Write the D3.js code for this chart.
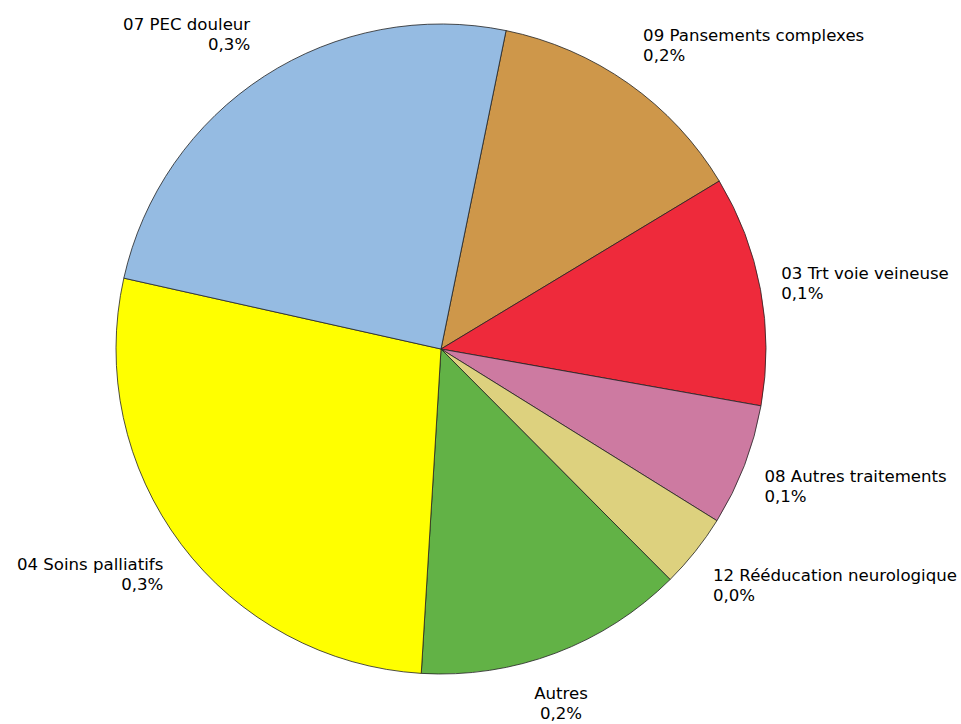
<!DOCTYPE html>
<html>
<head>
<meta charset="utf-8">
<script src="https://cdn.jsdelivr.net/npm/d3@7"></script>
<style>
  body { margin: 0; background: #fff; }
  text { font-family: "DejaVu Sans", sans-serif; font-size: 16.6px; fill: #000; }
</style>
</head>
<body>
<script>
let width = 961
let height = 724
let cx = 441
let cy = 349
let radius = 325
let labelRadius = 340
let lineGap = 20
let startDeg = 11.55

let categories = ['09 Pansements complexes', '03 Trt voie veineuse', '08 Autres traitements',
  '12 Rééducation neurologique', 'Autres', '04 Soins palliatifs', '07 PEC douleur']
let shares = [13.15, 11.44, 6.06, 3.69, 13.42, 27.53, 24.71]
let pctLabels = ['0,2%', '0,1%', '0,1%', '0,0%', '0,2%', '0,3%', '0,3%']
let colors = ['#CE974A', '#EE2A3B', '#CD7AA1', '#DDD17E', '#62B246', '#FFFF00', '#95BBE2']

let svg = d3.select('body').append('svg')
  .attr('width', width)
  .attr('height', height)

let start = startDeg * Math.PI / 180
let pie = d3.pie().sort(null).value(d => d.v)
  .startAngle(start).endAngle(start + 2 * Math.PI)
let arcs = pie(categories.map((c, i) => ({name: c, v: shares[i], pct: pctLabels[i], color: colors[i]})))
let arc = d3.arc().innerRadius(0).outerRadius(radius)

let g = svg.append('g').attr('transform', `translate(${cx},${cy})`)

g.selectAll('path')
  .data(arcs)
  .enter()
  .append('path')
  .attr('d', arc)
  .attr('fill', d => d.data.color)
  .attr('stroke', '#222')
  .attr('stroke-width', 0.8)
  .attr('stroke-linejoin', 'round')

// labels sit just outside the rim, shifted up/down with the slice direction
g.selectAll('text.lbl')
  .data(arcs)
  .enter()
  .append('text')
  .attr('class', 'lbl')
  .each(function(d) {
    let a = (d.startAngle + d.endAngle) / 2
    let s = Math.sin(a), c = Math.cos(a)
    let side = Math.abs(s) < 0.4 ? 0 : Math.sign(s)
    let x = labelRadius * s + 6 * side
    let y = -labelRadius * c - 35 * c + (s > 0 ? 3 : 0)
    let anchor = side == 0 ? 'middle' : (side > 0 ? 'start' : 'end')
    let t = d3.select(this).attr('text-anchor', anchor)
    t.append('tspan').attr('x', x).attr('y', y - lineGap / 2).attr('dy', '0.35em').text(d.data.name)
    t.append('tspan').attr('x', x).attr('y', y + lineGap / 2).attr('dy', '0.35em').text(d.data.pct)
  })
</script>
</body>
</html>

**AIM OF THE TASK:** Pictures stay out. Repeat only the lines from the beginning of the data through the line that has "let startDeg = 11.55".

**FULL RESPONSE:**
Write the D3.js code for this chart.
<!DOCTYPE html>
<html>
<head>
<meta charset="utf-8">
<script src="https://cdn.jsdelivr.net/npm/d3@7"></script>
<style>
  body { margin: 0; background: #fff; }
  text { font-family: "DejaVu Sans", sans-serif; font-size: 16.6px; fill: #000; }
</style>
</head>
<body>
<script>
let width = 961
let height = 724
let cx = 441
let cy = 349
let radius = 325
let labelRadius = 340
let lineGap = 20
let startDeg = 11.55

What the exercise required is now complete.